- Directed by: Amitoj Maan
- Screenplay by: Amitoj Mann
- Story by: Amitoj Mann
- Produced by: Babu Singh Mann; Harbhajan Mann;
- Starring: Harbhajan Mann; Sarbjit Cheema; Rupan Bal;
- Cinematography: Krishna Ramanan
- Edited by: Sanjay Jaiswal
- Music by: Jaidev Kumar
- Production company: Mannerism Films
- Release date: 6 September 2013;
- Country: India
- Language: Punjabi

= Haani =

Haani is a 2013 Indian Punjabi-language romantic drama film directed by Amitoje Mann and stars Harbhajan Mann, Mehreen Kaleka, Sarbjit Cheema, Anuj Sachdeva, Sonia Mann and Rupan Bal. The film consists of two story lines set in the years 1964 and 2013. The two story lines are told non-linearly and are interwoven with use of match cuts, reflecting the themes of love and commitment.

==Plot==
Haani is a story of love and commitment. Moving between 1964 and 2013, Haani is the story of the Jatts who are defined by their simplicity, honesty, courage, good looks and above all – for honoring their commitments lifelong, be it for love, friendship or even enmity. Canadian born and bred Harman comes to Punjab with his best friend Tony and to his shock realizes that he can see and talk to the spirit of his grandfather Ranjit who has not been visible to anyone since his death 50 years ago.

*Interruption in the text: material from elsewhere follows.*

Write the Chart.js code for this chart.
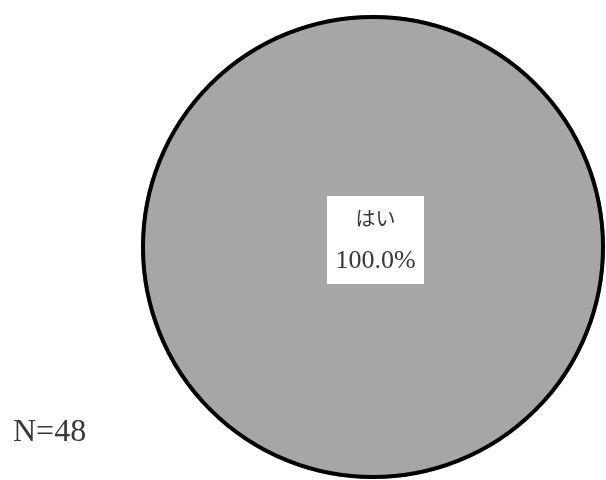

Ranjit’s spirit is still here in this world due to his promise to his lover, Sukhaan, that they would leave this world together. As the story unravels, we see that in the year 1964 Ranjit is a farmer and his best friend is Jagir. Ranjit is a widower with a 2 yr old son being taken care of by his maternal grandparents. Ranjit and Sukhaan meet and fall in love with each other. But those were conservative times and love marriages were taboo. A series of incidents later, Ranjit is killed and Sukhaan is forced to marry an army officer by her family and is widowed later. Destiny makes Harman fall in love with Preet – Sukhaan’s granddaughter. They, too, face the same problems. But they have a happy ending helped by Ranjit’s spirit and Sukhaan. Haani narrates the story of Ranjit and Sukhaan whose love reaches beyond the boundaries of death and how their incomplete love story is concluded by their grandchildren - Harman and Preet. A romantic saga spanning two generations, Haani tells the story of love, friendship, and honor immortalized by commitment.

==Cast==
- Harbhajan Mann as Ranjit Singh
- Anuj Sachdeva as Harman
- Sarbjit Cheema as Jagir Singh
- Rupan Bal as Tony
- Mehreen Kaleka as Sukhaan Kaur
- Sonia Mann as Preet
- Ashish Duggal as Gurjant Singh
- Gurdev Dhillon as Ramu Ghaint
- Sardar Sohi as Rashpal Singh
- Gursharan Mann as Harinder Singh

==Soundtrack==

The film's score and soundtrack were composed by Jaidev Kumar and was released by Saga Music in 2013. All lyrics were penned by Babu Singh Mann.

Track listing
| No. | Title | Singer(s) | Length |
|---|---|---|---|
| 1. | "Jagga" | Sarbjit Cheema | 04:03 |
| 2. | "Heer Saleti" | Harbhajan Mann | 04:35 |
| 3. | "Jaggo" | Manpreet Akhtar, Simerjit Kaur, Rani Randip | 08:47 |
| 4. | "Teri Meri Jodi" | Devi Negi, Shipra Goyal | 04:00 |
| 5. | "Teri Meri Jodi (Harbhajan Mann version)" | Harbhajan Mann, Simrenjit Kaur | 03:26 |
| 6. | "Taang Sajjna de" | Shaukat Ali | 05:29 |
| 7. | "Taang Sajjna de (Harbhajan Mann version)" | Harbhajan Mann | 05:29 |

==Accolades==
The annual PTC Punjabi Film Awards 2014 for excellence in Punjabi cinema was held on 3 March 2014. Haani was nominated in 11 categories and won 5 awards i: One of the Best Films of 2013, Best Story - Amitoj Mann, Best Lyrics - Babu Singh Maan, Original Background Score - Jaidev Kumar and Best Actor in a negative Role - Ashish Duggal, Best Technical Award.